I want to design landscapes that make a healthier world–on the individual level, the community level and the ecosystem level. I believe the design of outdoor space is an underutilized opportunity for community building and health.
I want to do work that is deeply informed by the cultural patterns and realities of the clients I serve. I want to work with people from public health, community development, psychology, social work and entrepreneurship. I want the places and systems I design to be strategic tools–physical interventions that work deeply with nonphysical infrastructure–like communities, policies and programs–to achieve community goals. I want the design process and the design product to help coalesce community capacity building.
I want to be asked to design places that make families want to go on walks in the evenings. I want to be asked to make design and planting decisions that support honeybee populations and bring more birdsong into our lives. I want my mandate as a designer to set up frameworks that help people grow more of their own food, and sets up local food economies.

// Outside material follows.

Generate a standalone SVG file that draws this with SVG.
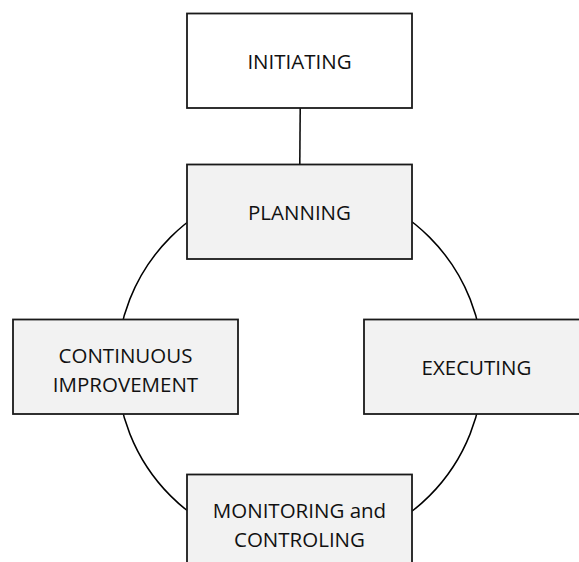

There’s a whole set of skill sets needed for this work–some of them are traditional design skill sets–conceptual design, planting design, detail and materials knowledge. Others include collaborating with other disciplines and translating goals into spatial strategies, knowing the literature to make informed decisions, and being able to assess whether projects have reached their goals.
Not every designer needs to have all these skills. As organizational consultant Lori Stohs says, “Know yourself best, surround yourself with the rest.” I don’t believe in the ‘master designer’ who knows more than anyone about everything–I believe in the architect as the ‘last great generalist’ who knows how to communicate with a collaborative team, coordinate efforts, and translate goals and ideas into physical reality.
In an optimal world, I’d be able to walk into a practice that uses design to serve the underserved, and create healthier, more vibrant environments. I would work in a network of professionals from other disciplines. But that world doesn’t truly exist yet–and certainly doesn’t exist, with the exception of a few practices, in landscape architecture. So the question for me is how do I build that reality? Do I keep practicing landscape architecture and try to shift my context towards human-centered and mission driven processes from within? Or do I try to build the internal capacities (or partner with them) on the ‘nontraditional’ skill sets and reverse engineer my way to the practice I’d like to be working in?
One of my research partners on Proactive Practices, Gilad Meron, always speaks about the need to build viable career paths in social impact design. I used to shrug off his concerns–preferring to look at the structural realities of our field as not as something that could be changed, but as obstacles that those with true passion and grit would find a way to move around.
I now see it differently. How much potential and passion is being lost due to the facts that there are so few career paths for practicing design for the underserved and in the public interest? How much more could we get done if we helped designers with a calling amplify that mission through skills training and placement doing meaningful work? We need grit, but we also need a landscape that allows designers with energy and commitment to see their work come to fruition.